In contrast, acceleration in an electric vehicle is exceptionally smooth and silent. To accelerate the driver adds pressure to the accelerator pedal, and that sends more electricity to the drive motor or motors causing more driving torque to be delivered to the driving wheels. Throttling back sends less power, enabling friction to slow the acceleration. The typical electric vehicle does not have a multi-gear transmission because that is not required to keep the motors operating in their appropriate ranges. Because of this and because electric vehicles don’t require combustion, an EV is inherently quieter than a gasoline-powered car. Power delivery is essentially linear versus a gasoline car that must operate within narrowly defined engine-revolution ranges facilitated by a multi-gear transmission.
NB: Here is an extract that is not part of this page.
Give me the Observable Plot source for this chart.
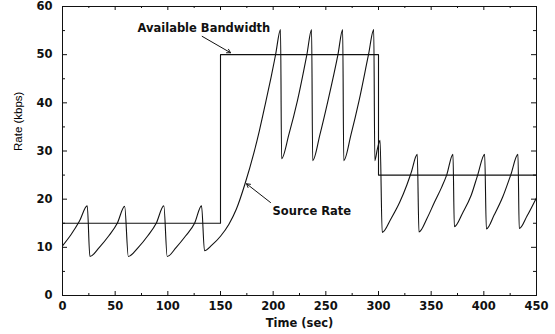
<!DOCTYPE html>
<html>
<head>
<meta charset="utf-8">
<script src="https://cdn.jsdelivr.net/npm/d3@7"></script>
<script src="https://cdn.jsdelivr.net/npm/@observablehq/plot@0.6"></script>
<style>
  html, body { margin: 0; padding: 0; background: #fff; }
</style>
</head>
<body>
<div id="chart"></div>
<script>
// Available bandwidth (step after): time (sec) and rate (kbps)
const bwTime = [0, 150, 300, 450];
const bwRate = [15, 50, 25, 25];

// Source rate: [time (sec), rate (kbps)]
const sourceRate = [
  [0, 10.3], [8, 12.6], [16, 15.4], [23.5, 18.6],
  [26, 8.1], [35, 10.0], [44, 12.4], [52, 15], [59, 18.5],
  [62.5, 8.1], [72, 10.0], [81, 12.4], [89, 15], [96.2, 18.6],
  [99.4, 8.1], [108, 10.0], [117, 12.4], [125.4, 15], [132, 18.6],
  [134.8, 9.3], [142, 10.5], [150, 12.3], [158, 14.8], [165, 17.9], [173, 23],
  [181.7, 29.6], [187, 34.3], [192.8, 40], [198, 45.3], [202.3, 50], [207, 55.2],
  [208, 28.4], [215, 33.5], [223, 40.4], [232, 50], [236.5, 55.2],
  [237.5, 28], [244.5, 33.5], [252, 40.4], [261.5, 50], [266, 55.2],
  [267, 28], [274, 33.5], [281.5, 40.4], [290.5, 50], [295.5, 55.2],
  [296.5, 28], [299, 30.5], [301.5, 32.2],
  [303.5, 13.1], [312, 16], [320, 19.3], [327, 23], [331, 25.5], [336.8, 29.3],
  [338.4, 13.2], [346, 16], [353, 19.3], [360, 22.5], [364.7, 25], [370.7, 29.3],
  [372, 14.3], [380, 17.2], [388, 20.8], [394, 24.9], [400.8, 29.3],
  [402.4, 13.8], [410, 16.8], [418, 20.5], [425.5, 25], [432.4, 29.3],
  [433.6, 13.9], [441, 16.5], [450, 20.3]
];

// Axis ticks
const xTickLabels = [0, 50, 100, 150, 200, 250, 300, 350, 400, 450];
const xMinorTicks = [25, 75, 125, 175, 225, 275, 325, 375, 425];
const yTickLabels = [0, 10, 20, 30, 40, 50, 60];
const yMinorTicks = [5, 15, 25, 35, 45, 55];

// Annotations (data coordinates)
const labelTexts = ["Available Bandwidth", "Source Rate"];
const labelX = [71.2, 199.4];
const labelY = [54.8, 16.8];
const arrowFrom = [[132.6, 53.8], [197.5, 19.3]];
const arrowTo = [[159.5, 50.4], [174.7, 23.2]];

const xTitle = "Time (sec)";
const yTitle = "Rate (kbps)";

const W = 555, H = 334;
const mL = 62, mR = 19, mT = 6, mB = 39;
const innerW = W - mL - mR, innerH = H - mT - mB;

const bandwidth = bwTime.map((t, i) => ({t, r: bwRate[i]}));
const source = sourceRate.map(([t, r]) => ({t, r}));
const labels = labelTexts.map((text, i) => ({text, x: labelX[i], y: labelY[i]}));
const arrows = arrowFrom.map((a, i) => ({x1: a[0], y1: a[1], x2: arrowTo[i][0], y2: arrowTo[i][1]}));

const ink = "#111";

const chart = Plot.plot({
  width: W,
  height: H,
  marginLeft: mL,
  marginRight: mR,
  marginTop: mT,
  marginBottom: mB,
  x: {domain: [0, 450]},
  y: {domain: [0, 60]},
  style: {fontFamily: "DejaVu Sans", fontSize: "11.5px", fontWeight: "bold", color: ink, background: "#fff"},
  marks: [
    Plot.frame({stroke: ink, strokeWidth: 1}),
    // inward ticks on all four sides
    Plot.tickX(xTickLabels, {x: d => d, insetTop: innerH - 4, stroke: ink}),
    Plot.tickX(xMinorTicks, {x: d => d, insetTop: innerH - 2, stroke: ink}),
    Plot.tickX(xTickLabels, {x: d => d, insetBottom: innerH - 4, stroke: ink}),
    Plot.tickX(xMinorTicks, {x: d => d, insetBottom: innerH - 2, stroke: ink}),
    Plot.tickY(yTickLabels, {y: d => d, insetRight: innerW - 5, stroke: ink}),
    Plot.tickY(yMinorTicks, {y: d => d, insetRight: innerW - 3, stroke: ink}),
    Plot.tickY(yTickLabels, {y: d => d, insetLeft: innerW - 5, stroke: ink}),
    Plot.tickY(yMinorTicks, {y: d => d, insetLeft: innerW - 3, stroke: ink}),
    Plot.axisX(xTickLabels, {tickSize: 0, tickPadding: 6, label: null, fill: ink}),
    Plot.axisY(yTickLabels, {tickSize: 0, tickPadding: 10, label: null, fill: ink}),
    // data
    Plot.line(bandwidth, {x: "t", y: "r", curve: "step-after", stroke: ink, strokeWidth: 1.1}),
    Plot.line(source, {x: "t", y: "r", curve: "monotone-x", stroke: ink, strokeWidth: 1.1}),
    // annotations
    Plot.arrow(arrows, {x1: "x1", y1: "y1", x2: "x2", y2: "y2", stroke: ink, strokeWidth: 1, headLength: 6}),
    Plot.text(labels, {x: "x", y: "y", text: "text", textAnchor: "start", lineAnchor: "bottom", fill: ink, fontSize: 11.5, fontWeight: "bold", fontFamily: "DejaVu Sans"}),
    // axis titles
    Plot.text([xTitle], {frameAnchor: "bottom", lineAnchor: "bottom", dy: 31, fill: ink, fontSize: 11.5, fontWeight: "bold", fontFamily: "DejaVu Sans"}),
    Plot.text([yTitle], {frameAnchor: "left", rotate: -90, dx: -44, fill: "#000", fontSize: 11.5, fontWeight: "normal", fontFamily: "Liberation Sans"})
  ]
});

document.getElementById("chart").appendChild(chart);
</script>
</body>
</html>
A conventional gasoline-powered car uses brakes to enable the driver to slow and stop its motion. The brakes accomplish this by using clamping force to apply pressure to a disk that is firmly attached and acts in concert with each wheel. When the driver applies foot pressure to the brake pedal, pressure is applied to the brake calipers (clamps) that make contact with the disk. The resulting friction slows each wheel. As this process is taking place, the energy involved is released as heat. Brakes that overheat will not function properly, but that is rarely an issue in a current car being operated normally.
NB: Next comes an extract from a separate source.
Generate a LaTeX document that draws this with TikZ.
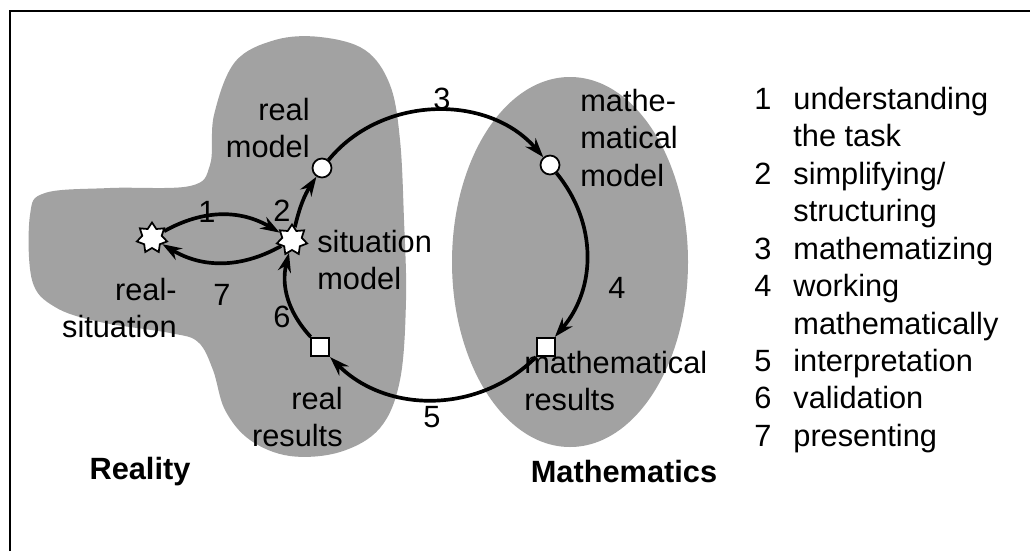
\documentclass[tikz,border=0pt]{standalone}
\usepackage{fontspec}
\setmainfont{Liberation Sans}
\usetikzlibrary{arrows.meta,shapes.geometric}
\definecolor{blobclr}{HTML}{A2A2A2}
\definecolor{inkclr}{HTML}{000000}

\begin{document}
\begin{tikzpicture}[x=0.02cm, y=-0.02cm,
  font=\fontsize{17.5}{21.3}\selectfont,
  sitstar/.style={star, star points=7, star point ratio=1.55, minimum size=0.62cm,
                  inner sep=0pt, draw=inkclr, line width=1pt, fill=white},
  modpt/.style={circle, minimum size=0.38cm, inner sep=0pt, draw=inkclr,
                line width=1pt, fill=white},
  respt/.style={rectangle, minimum size=0.37cm, inner sep=0pt, draw=inkclr,
                line width=1pt, fill=white},
  cycarr/.style={-{Stealth[length=11pt, width=7.5pt]}, line width=2.1pt, inkclr},
  lbl/.style={inner sep=0pt, text=inkclr}]

\useasboundingbox (0,0) rectangle (1030,551);

% --- the reality blob and the mathematics oval -----------------------------
\fill[blobclr] plot[smooth cycle, tension=0.6] coordinates {
  (30,215) (45,193) (110,188) (190,186) (210,165) (214,115) (235,62)
  (275,40) (320,37) (365,50) (390,85) (400,140) (404,220) (406,300)
  (400,380) (380,428) (340,452) (290,456) (250,440) (225,410) (213,370)
  (198,342) (170,333) (100,322) (55,307) (32,280)};
\fill[blobclr] (570,262) ellipse [x radius=118, y radius=185];

% --- frame (only top and left edge show) ----------------------------------
\draw[line width=1.6pt, inkclr] (10,551) -- (10,11) -- (1030,11);

% --- stations of the cycle -------------------------------------------------
\node[sitstar] (rsit) at (152,238) {};
\node[sitstar] (smod) at (292,240) {};
\node[modpt]   (rmod) at (322,168) {};
\node[modpt]   (mmod) at (550,165) {};
\node[respt]   (mres) at (546,347) {};
\node[respt]   (rres) at (320,347) {};

% --- the seven steps -------------------------------------------------------
\draw[cycarr] (rsit) to[bend left=30] (smod);  % 1
\draw[cycarr] (smod) to[bend left=10] (rmod);  % 2
\draw[cycarr] (rmod) to[bend left=50] (mmod);  % 3
\draw[cycarr] (mmod) to[bend left=40] (mres);  % 4
\draw[cycarr] (mres) to[bend left=45] (rres);  % 5
\draw[cycarr] (rres) to[bend left=28] (smod);  % 6
\draw[cycarr] (smod) to[bend left=30] (rsit);  % 7

\foreach \k/\px/\py in {1/207/212, 2/282/211, 3/442/99, 4/617/288,
                        5/432/417, 6/282/317, 7/222/295}
  \node[lbl] (num\k) at (\px,\py) {\k};

% --- station labels --------------------------------------------------------
\node[lbl, align=right, anchor=east] (rsitlbl) at (177,308) {real-\\situation};
\node[lbl, align=left, anchor=west]  (smodlbl) at (317,260) {situation\\model};
\node[lbl, align=right, anchor=east] (rmodlbl) at (310,128) {real\\model};
\node[lbl, align=left, anchor=west]  (mmodlbl) at (580,138) {mathe-\\matical\\model};
\node[lbl, align=left, anchor=west]  (mreslbl) at (524,381) {mathematical\\results};
\node[lbl, align=right, anchor=east] (rreslbl) at (343,417) {real\\results};

\node[lbl, font=\fontsize{17.5}{21.3}\selectfont\bfseries] (reality) at (140,472) {Reality};
\node[lbl, font=\fontsize{17.5}{21.3}\selectfont\bfseries] (maths) at (624,472) {Mathematics};

% --- legend ----------------------------------------------------------------
\node[lbl, anchor=north west] (legend) at (754,83) {%
  \begin{tabular}{@{}l@{\hspace{12.5pt}}l@{}}
  1 & understanding\\
    & the task\\
  2 & simplifying/\\
    & structuring\\
  3 & mathematizing\\
  4 & working\\
    & mathematically\\
  5 & interpretation\\
  6 & validation\\
  7 & presenting
  \end{tabular}};

\end{tikzpicture}
\end{document}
Most electric cars capture some of the energy involved in deceleration and braking via “regenerative brakes.” In such a system, some of the energy that is typically lost as heat is captured and fed into the vehicle’s onboard battery pack. While this adds efficiency, it can give the brakes and deceleration overall an unnatural feel as if the brakes are “grabbing” prematurely. Because of this, many of the most recent EVs allow their drivers to select the levels of regeneration they feel comfortable with, ranging from very aggressive to little or none. Higher levels of regeneration add efficiency and range but often result in an uncomfortable brake feel. Some EVs use their regenerative braking to facilitate “one-pedal driving.” With this function enabled, the driver does not need to use the brake pedal to slow or even stop the vehicle. The braking action is initiated when the driver’s foot leaves the accelerator pedal.
Because of the (sometimes substantial) weight of the battery, electric vehicles have a different feel than conventional gasoline-powered cars in handling maneuvers. The added weight of the batteries is less notable in straight-line acceleration because the virtually instant torque of an electric drive motor overcomes the weight penalty of the battery. For this reason, some EVs can accelerate with lightning quickness. This agility is supplemented by the fact that many high-powered EVs use all-wheel drive to aid traction and “hook up.”